И люди ежедневно умирали. Многие лишались рассудка.
Ночи проходили кошмарно. В бараках стоял адский холод, замерзала вода. Неимеющие более или менее сносной одежды целыми ночами простаивали у печей и не ложились спать, боясь закоченеть.
Через несколько дней для больных отвели половину одного из бараков. Но положение больных от этого не улучшилось. Наоборот, они лишались ухода тех товарищей, которые еще могли держаться на ногах. В бараке для больных картина была поистине потрясающая. Люди валялись на грязном полу и на не менее грязных нарах без всякого присмотра и помощи.
Смерть беспощадно косила заключенных. Трупы целыми днями лежали среди больных, а если выносились, то складывались в другой половине этого же барака и здесь лежали по нескольку дней.
Несмотря на то что, многие арестованные были не военные и совершенно не служили в Красной армии, всех арестованных начальство считало красноармейцами и ко всем применялись дисциплинарные взыскания, которые существовали в бывшей старой армии. Например, за то, что прошение было подано не по команде, т. е. не через ротного командира, заведующего бараками прапорщика Прорвича, виновный арестовывался на 10 суток. За другие проступки, как например за неисполнение приказания своего отделенного, взводного или фельдфебеля, давали по 15–20 суток строгого ареста.
В первые дни у наших бараков стоял караул из мобилизованных солдат сибирской армии. Было сравнительно свободней и легче. Арестованные пользовались этим, выходили под различными предлогами из бараков и уходили в соседние деревни, в поселок Иннокентьевский и в город, там собирали подаяние, рассказывали про свою горькую долю и узнавали про настроение рабочих. Таких арестованных прозвали «стрелками». Они всегда возвращались с мешками, наполненными хлебом и прочими продуктами, приносили обувь и даже одежду, газеты и все новости города. Только благодаря этим «стрелкам» сохранилась жизнь многих товарищей и мы имели возможность читать ежедневно газеты и знать, что творится на воле.

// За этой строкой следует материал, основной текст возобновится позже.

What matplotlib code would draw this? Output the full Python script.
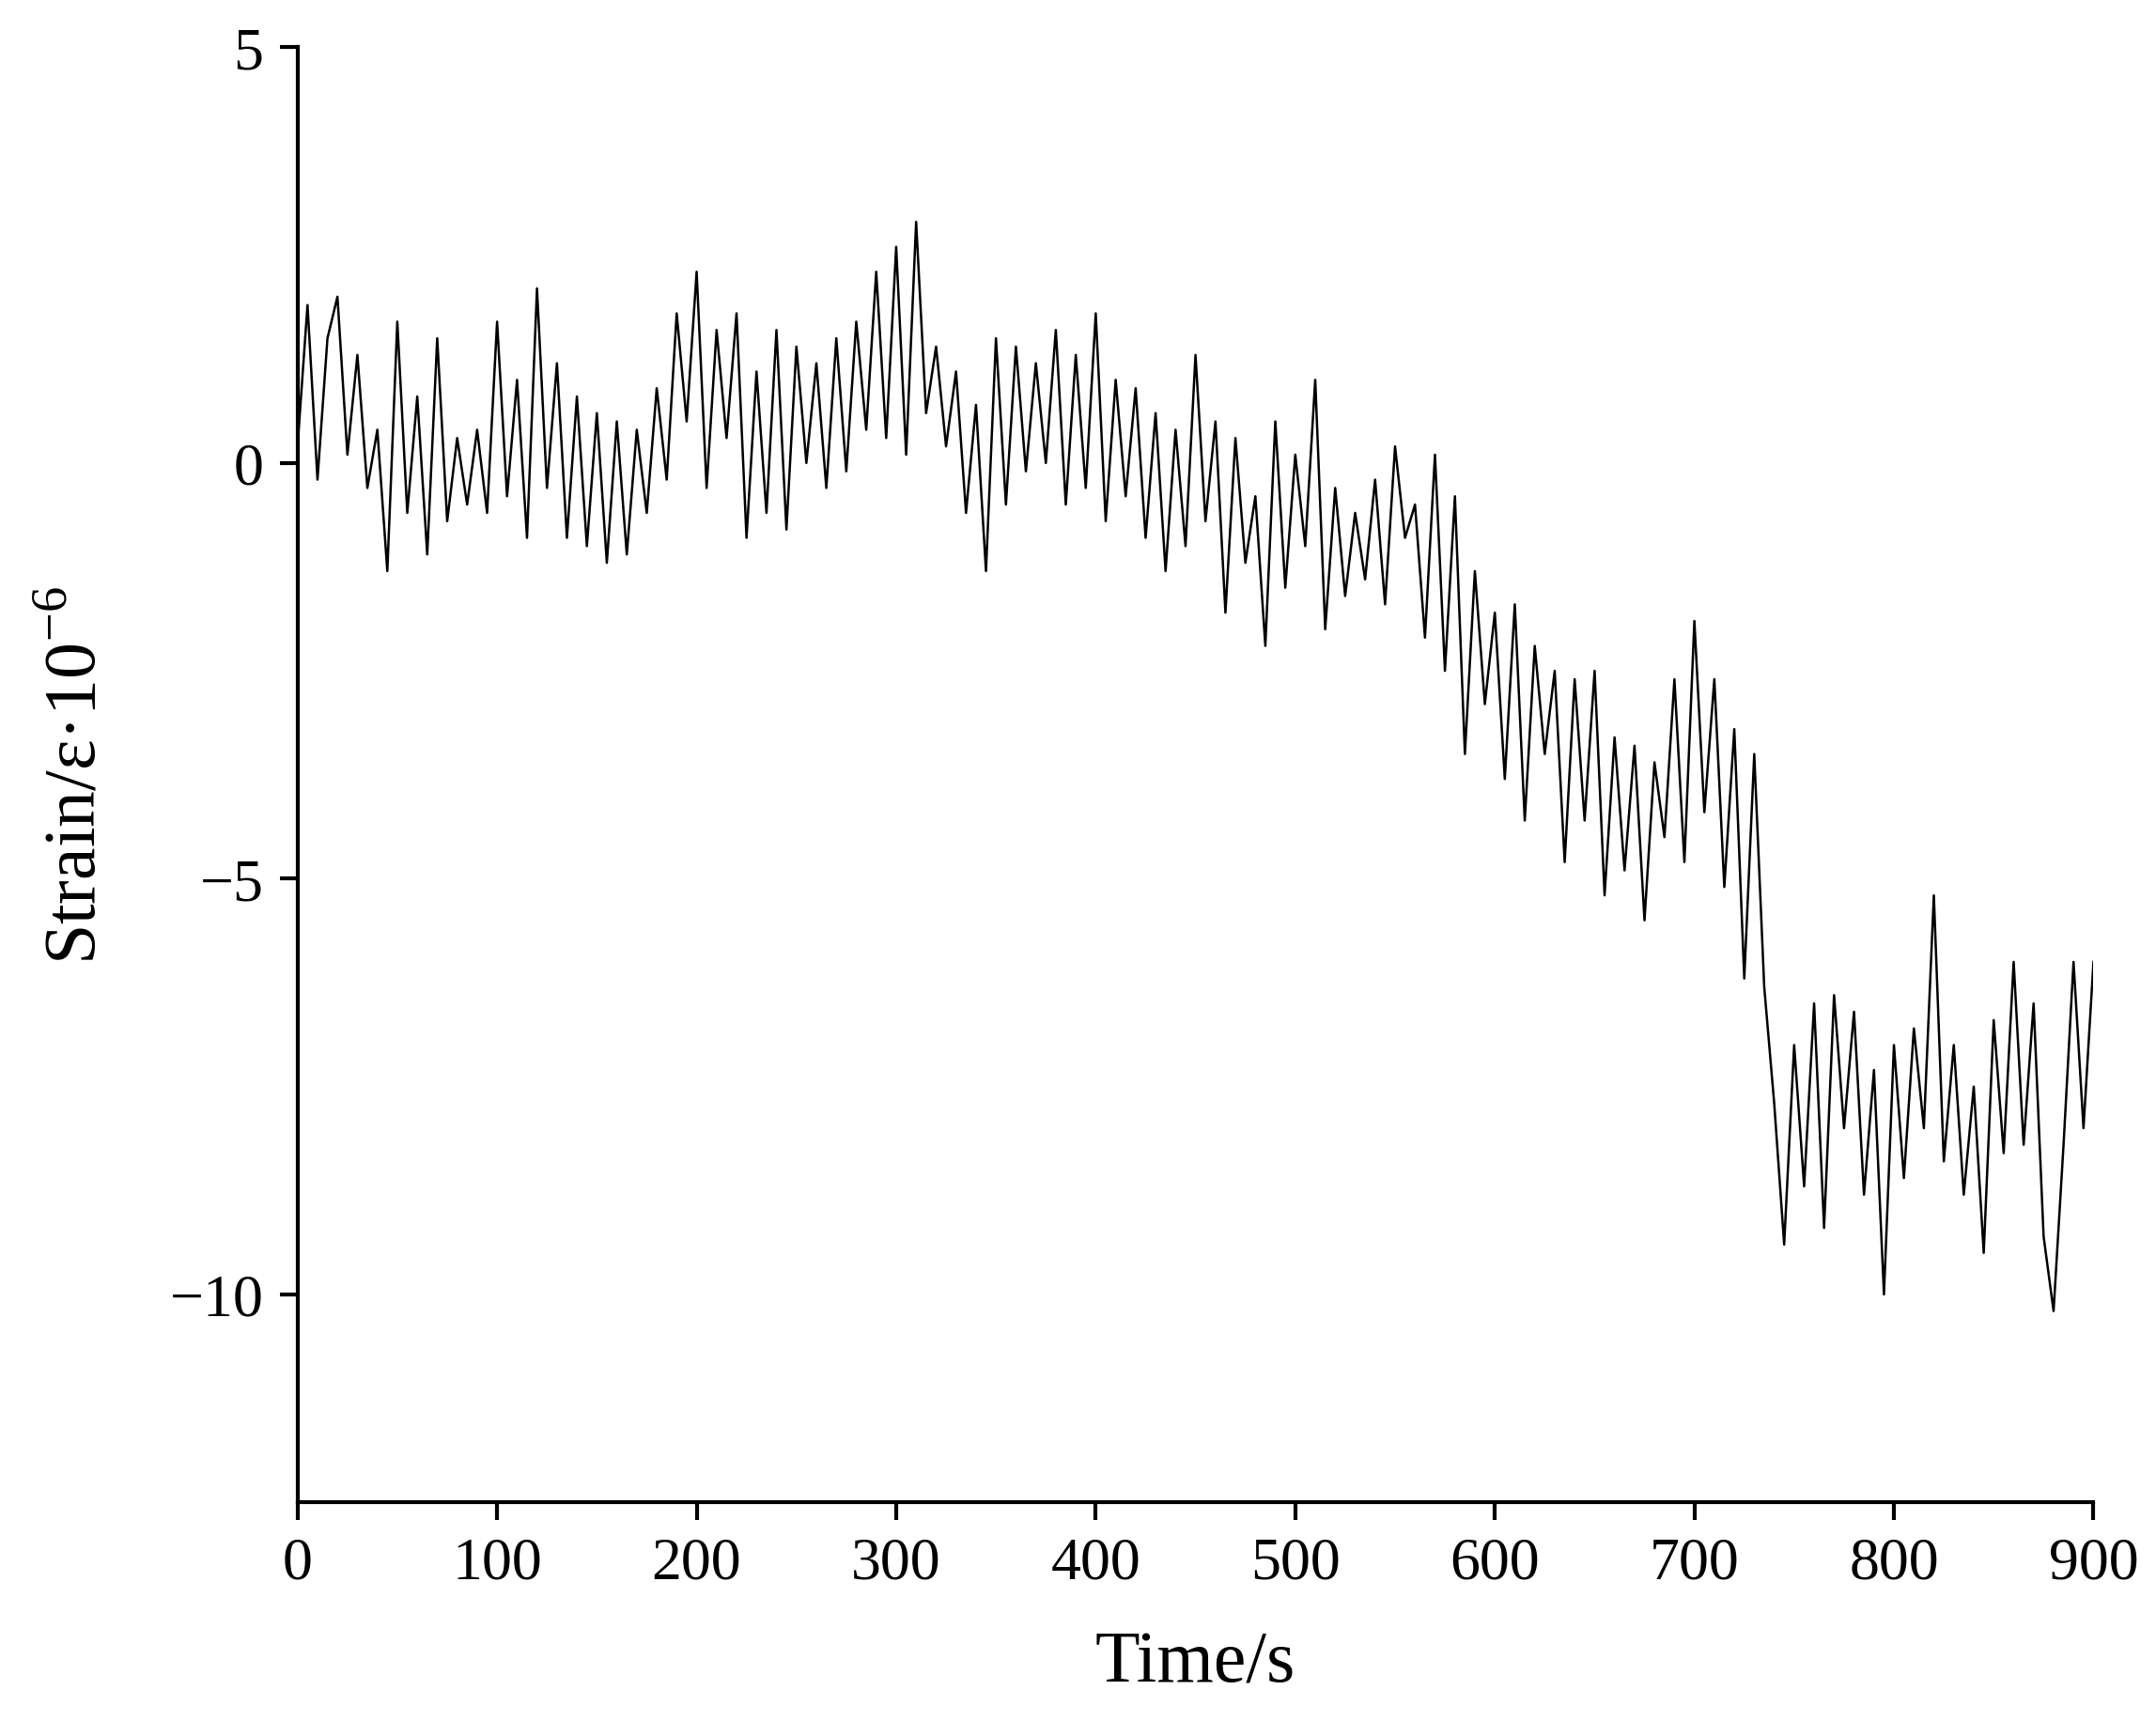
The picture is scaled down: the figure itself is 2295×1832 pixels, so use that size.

Но жестоко расплачивались «стрелки», когда во время своих отлучек из бараков они попадались на глаза кому-либо из начальства, а особенно прапорщику Прорвичу. После возвращения в бараки их били шомполами, затем отправляли на гауптвахту, сажали в одиночные холодные камеры, с нарами у окон, в которые дул ветер и проникал снег.
Но, невзирая на все это, отлучки продолжались. Наши «стрелки» не останавливались ни перед чем. Некоторые, уйдя, более не возвращались.
Связь с деревней и рабочими была налажена. После месячного нашего пребывания в бараках, к январю 1919 года, ушло более 100 человек самовольно, а некоторых отпустили на поруки, под поручительство крестьян и рабочих. Характерно, что рабочие поселка Иннокентьевского и крестьяне соседних селений хлопотали о взятии на поруки таких товарищей, которых никогда не знали, не видели в лицо.
Происходило это таким образом. Была организована небольшая группа наиболее развитых и энергичных товарищей, которые и проводили подготовку к освобождению из лагерей, в первую очередь более видных товарищей. Группа передавала список намеченных к освобождению рабочим, которые хлопотали об освобождении лиц, помещенных в списке. Вышедшие намечали в свою очередь следующую группу и т. д. Другие же уходили по деревням и просили крестьян взять кого-либо из арестованных на поруки, с условием, что арестованный будет у него работать.
Нас в числе 8 человек взял на поруки рабочий Черепанов. У него имелась уже бумажка о нашем освобождении, но внезапно отрядом Красильникова у него был произведен обыск. При обыске Черепанов уничтожил бумажку и мы продолжали оставаться в бараках.
В виду значительного числа побегов из лагерей, в декабре вместо русских солдат был поставлен караул из румын, которые совершенно не выпускали из бараков. Отлучки и связь с населением прекратились. Румыны были настолько рьяны, что не пропускали вечером даже по делам службы. Стоявший часовой, завидев идущего человека, быстро брал винтовку на изготовку и приставлял к груди острие штыка.
Приходилось искать иного выхода. В этом помогло то обстоятельство, что я состоял старшим всех бараков и как «командир роты» не только имел право, но и обязан был производить по баракам проверку. Люди, намеченные к освобождению, мною брались в барак, в котором находилась канцелярия, якобы по делам службы — для составления списков и т. п., а отсюда было легче уйти. Связь благодаря этому наладилась снова. Многие из бежавших товарищей благодаря содействию железнодорожных рабочих устроились на службу. Эти товарищи помогали только что освобожденным, брали на поруки следующих.